Das dominierende Thema in diesem Wahlkampf war die Migrationspolitik. Mal ganz abgesehen vom Inhalt dieser Debatte: Ihre Partei hat sich durch die Zustimmung zum sogenannten Zustrombegrenzungsgesetz in die Lage gebracht, in dieser Frage als Teil einer konservativen und rechten Parlamentsmehrheit zu agieren. Eine Nebenwirkung ist womöglich, dass Menschen mit Migrationsgeschichte, von denen sich kürzlich laut einer Umfrage noch sehr viele vorstellen konnten, BSW zu wählen, nun zögern. Haben Sie hier einen schweren Fehler gemacht?
Nein. Ich erlebe, dass sich sehr viele Menschen, die selber eine Einwanderungsgeschichte haben, wünschen, dass der Kontrollverlust endet. Die sehr hohen Zahlen, die wir in den letzten Jahren hatten, sind schlicht nicht durchzuhalten, weil die nötige Infrastruktur fehlt und so auch Integration scheitert. Das führt dazu, dass die Stimmung im Land – zumal bei immer häufigeren Verbrechen wie in Magdeburg, Aschaffenburg und München – zunehmend kippt. Profiteur ist vor allem die AfD. Läuft das alles weiter wie bisher, wird die AfD 2029 stärkste Partei. Wer nicht will, dass in Deutschland rassistische Stimmungen Auftrieb haben, muss die unkontrollierte Migration stoppen. Außerdem gehen offene Grenzen für alle und ein starker Sozialstaat nicht zusammen. Aber natürlich war es ein Problem dieses Wahlkampfes, dass viel mehr über Migration geredet wurde als beispielsweise über Altersarmut oder über Krieg.
Sie haben eine Volksabstimmung zur Migrationspolitik vorgeschlagen. Wäre das nicht ein weiterer Schritt auf dem Weg, die Migrationspolitik zum Dreh- und Angelpunkt aller Fragen der Innenpolitik zu machen? Es gibt diese Tendenz ja sowohl auf der rechten wie auf der linken Seite des politischen Spektrums.
Die Migration wird ein dominantes Thema bleiben, solange wir die hohen Zahlen nicht reduzieren. Das ist seit 2015 der wichtigste Nährboden für die AfD. Die Volksabstimmung wäre ein Weg zur Überwindung der politischen Blockade. Dänemark hat die Migration reduziert, die ehemals starke Rechte ist heute eine Randerscheinung.
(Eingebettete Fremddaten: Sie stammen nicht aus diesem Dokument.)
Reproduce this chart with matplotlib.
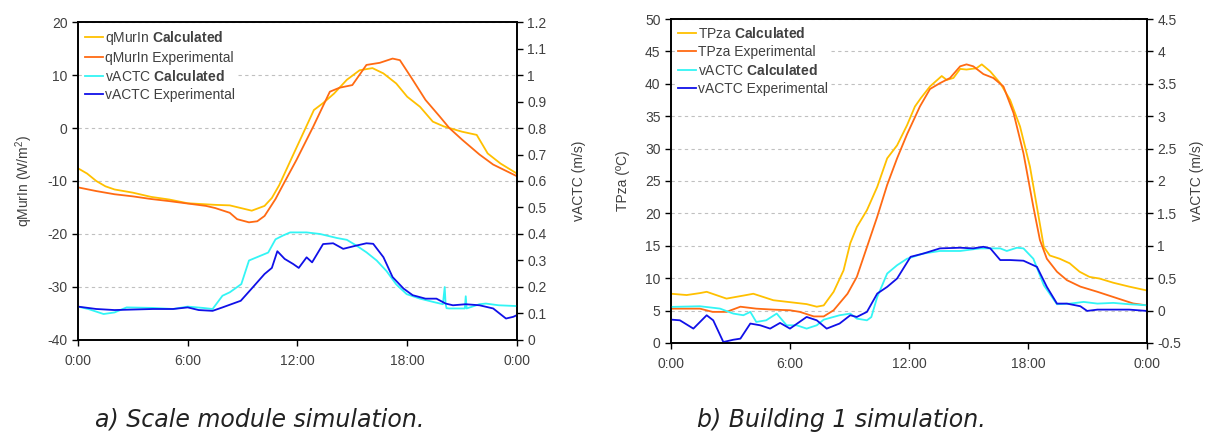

Es ist kein Antifaschismus, unbegrenzte Zuwanderung zu verteidigen, sondern bewirkt das Gegenteil.
Aber spielen Forderungen wie die nach einer Volksabstimmung nicht denen in die Karten, die wie Union und AfD am liebsten nur noch über Migration reden wollen, weil damit ganz bequem einzelne Teile der Arbeiterklasse gegeneinander in Stellung gebracht werden?
Der AfD spielt vor allem in die Karten, dass die Probleme nicht gelöst werden. Es wäre klüger gewesen, wenn SPD und Grüne mit der Union ein Maßnahmenpaket verabschiedet hätten, denn dann hätte die AfD diese Vorlage im Wahlkampf nicht gehabt. Aber SPD und Grüne haben statt dessen gehofft, mit der Debatte noch mal wahlpolitisch zu mobilisieren. Das ist für sie nach hinten losgegangen, profitiert hat Die Linke, die die Position »Offene Grenzen und Bleiberecht für alle« als einzige Partei noch uneingeschränkt vertritt. Aber sie wird dafür eben auch nicht mehr von den Ärmeren gewählt, die die Folgen auszubaden haben, sondern von einem eher privilegierten großstädtischen Milieu. Die AfD steht lachend daneben, weil auch sie durch diese Debatte noch mal gestärkt wurde.
Das BSW hat schnell Erfolge gefeiert, ist in drei Landtage eingezogen und nun Teil von zwei Landesregierungen. Seither allerdings stagnieren oder bröckeln die Umfragewerte. War dieser rasche Übergang in die Exekutive auf der Länderebene ein Fehler?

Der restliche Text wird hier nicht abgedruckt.